Picture two images side by side. On the left, the plain room and the careful bowl from the ceremony lesson, tea as refined art. On the right, a row of plantation workers on an isolated Assam estate in the 1840s, recruited from far away and held by debt (Sharma, 2011). Now hold both pictures at once without letting either erase the other. That double vision is the point.

Remember this

The fact to carry out: the same tea that became a ceremony also became a plantation crop, and the British colonial system built it on indentured and relocated labor in Assam and Ceylon, with conditions the ILO still flags today (Sharma, 2011). You can love a thing and still look squarely at how it is made.
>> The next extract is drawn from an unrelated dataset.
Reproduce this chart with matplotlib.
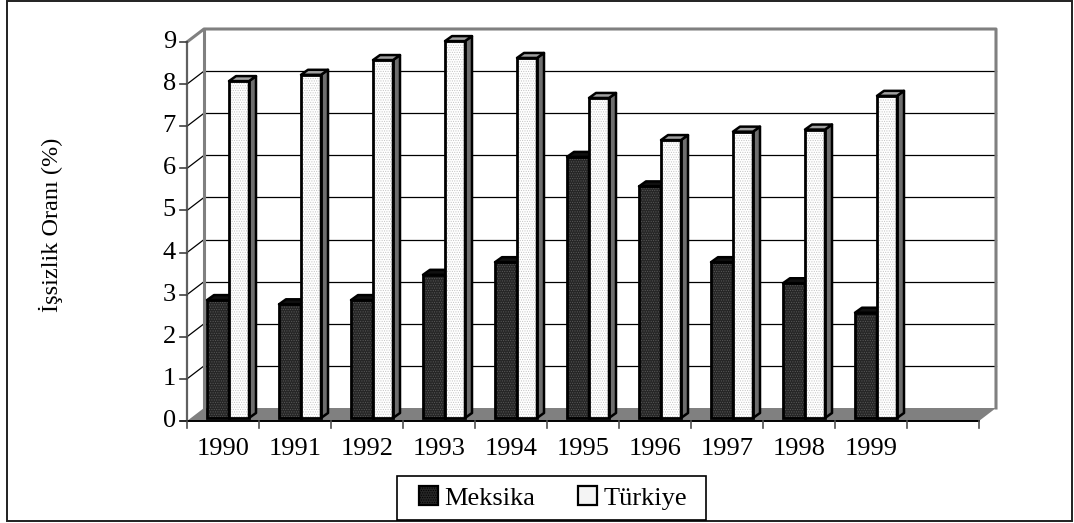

Seeing the system clearly is not guilt. It is just sight.

Quick check

Quick check. In 2015, how many plantation workers joined the Darjeeling strikes, and what were they demanding? About 300,000 workers, demanding fair wages (Sharma, 2011).

Key Takeaways

  • In the 1840s, the British built Assam tea plantations using indentured labor recruited from tribal communities and held by debt (Sharma, 2011).
  • In Ceylon, now Sri Lanka, the British brought Tamil workers from southern India as plantation labor (Sharma, 2011).
  • The ILO documents ongoing wage and conditions concerns on plantations across India, Sri Lanka, and Kenya (Sharma, 2011).
  • In 2015, the Darjeeling strikes saw about 300,000 plantation workers demand fair wages (Sharma, 2011).
  • Fair trade tea certification began in 1988, tying price to better labor standards (Rappaport, 2017).

Sources

  • Carp, B. L. (2010). Defiance of the patriots: The Boston Tea Party and the making of America. Yale University Press.
  • Rappaport, E. (2017). A thirst for empire: How tea shaped the modern world. Princeton University Press.
  • Sharma, J. (2011). Empire's garden: Assam and the making of India. Duke University Press.